── Dataset content
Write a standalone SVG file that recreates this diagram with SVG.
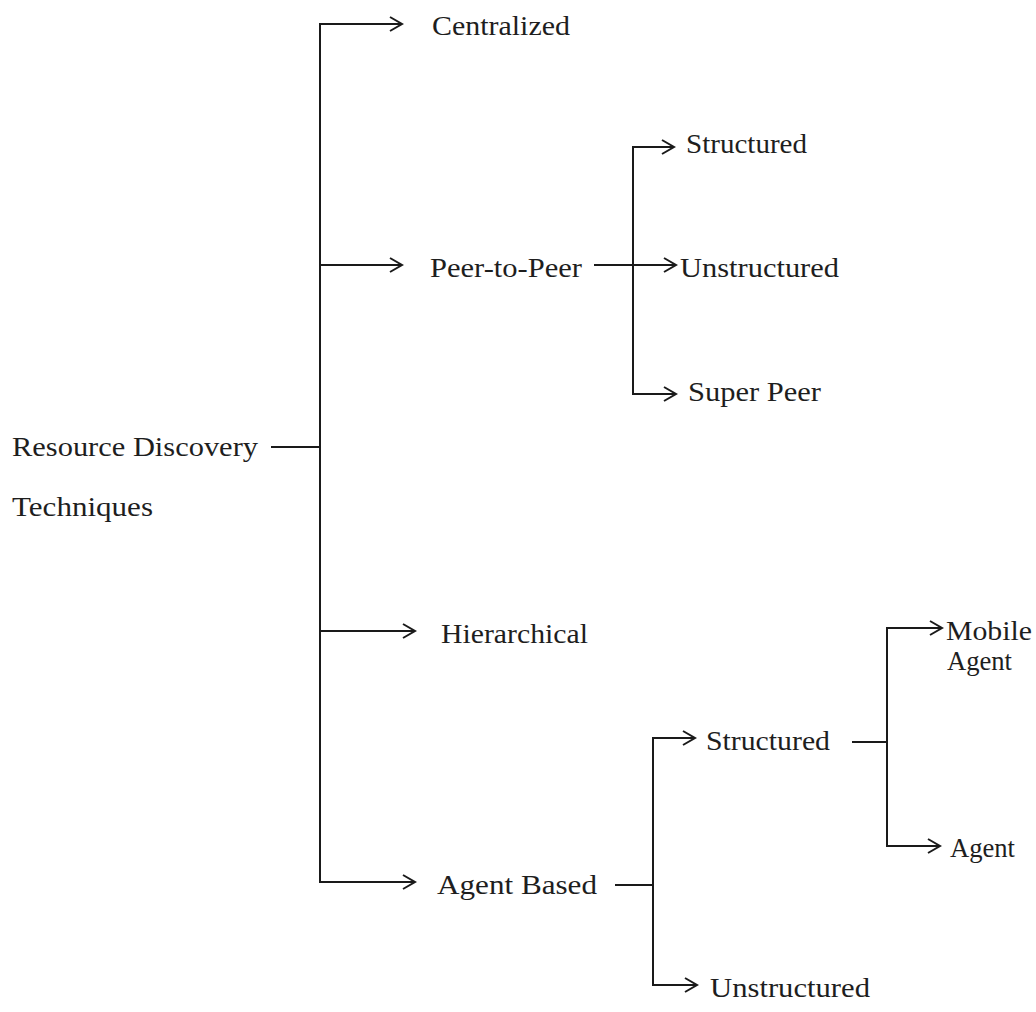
<svg xmlns="http://www.w3.org/2000/svg" width="1036" height="1012" viewBox="0 0 1036 1012">
  <style>
    .lbl { font-family: "Liberation Serif", "Times New Roman", serif; font-size: 28px; fill: #1e1e1e; }
    .ln { fill: none; stroke: #1a1a1a; stroke-width: 2; }
    .arr { fill: none; stroke: #1a1a1a; stroke-width: 2; marker-end: url(#chev); }
  </style>
  <defs>
    <marker id="chev" markerWidth="16" markerHeight="16" viewBox="0 0 16 16" refX="14" refY="8" markerUnits="userSpaceOnUse" orient="auto">
      <polyline points="2,1 14,8 2,15" fill="none" stroke="#1a1a1a" stroke-width="2"/>
    </marker>
  </defs>
  <rect width="1036" height="1012" fill="#ffffff"/>

  <!-- connectors -->
  <g id="connectors">
    <!-- root trunk -->
    <line class="ln" x1="271" y1="447" x2="320" y2="447"/>
    <line class="ln" x1="320" y1="23" x2="320" y2="883"/>
    <line class="arr" x1="319" y1="24" x2="402" y2="24"/>
    <line class="arr" x1="320" y1="265" x2="402" y2="265"/>
    <line class="arr" x1="320" y1="631" x2="415" y2="631"/>
    <line class="arr" x1="319" y1="882" x2="415" y2="882"/>
    <!-- peer-to-peer branch -->
    <line class="ln" x1="594" y1="265" x2="633" y2="265"/>
    <line class="ln" x1="633" y1="147" x2="633" y2="394"/>
    <line class="arr" x1="632" y1="147" x2="674" y2="147"/>
    <line class="arr" x1="633" y1="265" x2="676" y2="265"/>
    <line class="arr" x1="632" y1="394" x2="676" y2="394"/>
    <!-- agent based branch -->
    <line class="ln" x1="615" y1="885" x2="653" y2="885"/>
    <line class="ln" x1="653" y1="738" x2="653" y2="985"/>
    <line class="arr" x1="652" y1="738" x2="695" y2="738"/>
    <line class="arr" x1="652" y1="985" x2="697" y2="985"/>
    <!-- structured agent branch -->
    <line class="ln" x1="852" y1="742" x2="887" y2="742"/>
    <line class="ln" x1="887" y1="628" x2="887" y2="846"/>
    <line class="arr" x1="886" y1="628" x2="942" y2="628"/>
    <line class="arr" x1="886" y1="846" x2="940" y2="846"/>
  </g>

  <g id="root">
    <text class="lbl" x="12" y="456" textLength="246" lengthAdjust="spacingAndGlyphs">Resource Discovery</text>
    <text class="lbl" x="12" y="516" textLength="141" lengthAdjust="spacingAndGlyphs">Techniques</text>
  </g>
  <g id="centralized">
    <text class="lbl" x="432" y="35" textLength="138" lengthAdjust="spacingAndGlyphs">Centralized</text>
  </g>
  <g id="peer-to-peer">
    <text class="lbl" x="430" y="277" textLength="152" lengthAdjust="spacingAndGlyphs">Peer-to-Peer</text>
  </g>
  <g id="p2p-structured">
    <text class="lbl" x="686" y="153" textLength="121" lengthAdjust="spacingAndGlyphs">Structured</text>
  </g>
  <g id="p2p-unstructured">
    <text class="lbl" x="680" y="277" textLength="159" lengthAdjust="spacingAndGlyphs">Unstructured</text>
  </g>
  <g id="super-peer">
    <text class="lbl" x="688" y="401" textLength="133" lengthAdjust="spacingAndGlyphs">Super Peer</text>
  </g>
  <g id="hierarchical">
    <text class="lbl" x="441" y="643" textLength="147" lengthAdjust="spacingAndGlyphs">Hierarchical</text>
  </g>
  <g id="agent-based">
    <text class="lbl" x="437" y="894" textLength="160" lengthAdjust="spacingAndGlyphs">Agent Based</text>
  </g>
  <g id="agent-structured">
    <text class="lbl" x="706" y="750" textLength="124" lengthAdjust="spacingAndGlyphs">Structured</text>
  </g>
  <g id="agent-unstructured">
    <text class="lbl" x="710" y="997" textLength="160" lengthAdjust="spacingAndGlyphs">Unstructured</text>
  </g>
  <g id="mobile-agent">
    <text class="lbl" x="946" y="640" textLength="86" lengthAdjust="spacingAndGlyphs">Mobile</text>
    <text class="lbl" x="947" y="670" textLength="65" lengthAdjust="spacingAndGlyphs">Agent</text>
  </g>
  <g id="agent">
    <text class="lbl" x="950" y="857" textLength="65" lengthAdjust="spacingAndGlyphs">Agent</text>
  </g>
</svg>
────
**Written request**
Reproduce each line exactly, please, except for any pictures.

**Answer for this exercise**
Write a standalone SVG file that recreates this diagram with SVG.
<svg xmlns="http://www.w3.org/2000/svg" width="1036" height="1012" viewBox="0 0 1036 1012">
  <style>
    .lbl { font-family: "Liberation Serif", "Times New Roman", serif; font-size: 28px; fill: #1e1e1e; }
    .ln { fill: none; stroke: #1a1a1a; stroke-width: 2; }
    .arr { fill: none; stroke: #1a1a1a; stroke-width: 2; marker-end: url(#chev); }
  </style>
  <defs>
    <marker id="chev" markerWidth="16" markerHeight="16" viewBox="0 0 16 16" refX="14" refY="8" markerUnits="userSpaceOnUse" orient="auto">
      <polyline points="2,1 14,8 2,15" fill="none" stroke="#1a1a1a" stroke-width="2"/>
    </marker>
  </defs>
  <rect width="1036" height="1012" fill="#ffffff"/>

  <!-- connectors -->
  <g id="connectors">
    <!-- root trunk -->
    <line class="ln" x1="271" y1="447" x2="320" y2="447"/>
    <line class="ln" x1="320" y1="23" x2="320" y2="883"/>
    <line class="arr" x1="319" y1="24" x2="402" y2="24"/>
    <line class="arr" x1="320" y1="265" x2="402" y2="265"/>
    <line class="arr" x1="320" y1="631" x2="415" y2="631"/>
    <line class="arr" x1="319" y1="882" x2="415" y2="882"/>
    <!-- peer-to-peer branch -->
    <line class="ln" x1="594" y1="265" x2="633" y2="265"/>
    <line class="ln" x1="633" y1="147" x2="633" y2="394"/>
    <line class="arr" x1="632" y1="147" x2="674" y2="147"/>
    <line class="arr" x1="633" y1="265" x2="676" y2="265"/>
    <line class="arr" x1="632" y1="394" x2="676" y2="394"/>
    <!-- agent based branch -->
    <line class="ln" x1="615" y1="885" x2="653" y2="885"/>
    <line class="ln" x1="653" y1="738" x2="653" y2="985"/>
    <line class="arr" x1="652" y1="738" x2="695" y2="738"/>
    <line class="arr" x1="652" y1="985" x2="697" y2="985"/>
    <!-- structured agent branch -->
    <line class="ln" x1="852" y1="742" x2="887" y2="742"/>
    <line class="ln" x1="887" y1="628" x2="887" y2="846"/>
    <line class="arr" x1="886" y1="628" x2="942" y2="628"/>
    <line class="arr" x1="886" y1="846" x2="940" y2="846"/>
  </g>

  <g id="root">
    <text class="lbl" x="12" y="456" textLength="246" lengthAdjust="spacingAndGlyphs">Resource Discovery</text>
    <text class="lbl" x="12" y="516" textLength="141" lengthAdjust="spacingAndGlyphs">Techniques</text>
  </g>
  <g id="centralized">
    <text class="lbl" x="432" y="35" textLength="138" lengthAdjust="spacingAndGlyphs">Centralized</text>
  </g>
  <g id="peer-to-peer">
    <text class="lbl" x="430" y="277" textLength="152" lengthAdjust="spacingAndGlyphs">Peer-to-Peer</text>
  </g>
  <g id="p2p-structured">
    <text class="lbl" x="686" y="153" textLength="121" lengthAdjust="spacingAndGlyphs">Structured</text>
  </g>
  <g id="p2p-unstructured">
    <text class="lbl" x="680" y="277" textLength="159" lengthAdjust="spacingAndGlyphs">Unstructured</text>
  </g>
  <g id="super-peer">
    <text class="lbl" x="688" y="401" textLength="133" lengthAdjust="spacingAndGlyphs">Super Peer</text>
  </g>
  <g id="hierarchical">
    <text class="lbl" x="441" y="643" textLength="147" lengthAdjust="spacingAndGlyphs">Hierarchical</text>
  </g>
  <g id="agent-based">
    <text class="lbl" x="437" y="894" textLength="160" lengthAdjust="spacingAndGlyphs">Agent Based</text>
  </g>
  <g id="agent-structured">
    <text class="lbl" x="706" y="750" textLength="124" lengthAdjust="spacingAndGlyphs">Structured</text>
  </g>
  <g id="agent-unstructured">
    <text class="lbl" x="710" y="997" textLength="160" lengthAdjust="spacingAndGlyphs">Unstructured</text>
  </g>
  <g id="mobile-agent">
    <text class="lbl" x="946" y="640" textLength="86" lengthAdjust="spacingAndGlyphs">Mobile</text>
    <text class="lbl" x="947" y="670" textLength="65" lengthAdjust="spacingAndGlyphs">Agent</text>
  </g>
  <g id="agent">
    <text class="lbl" x="950" y="857" textLength="65" lengthAdjust="spacingAndGlyphs">Agent</text>
  </g>
</svg>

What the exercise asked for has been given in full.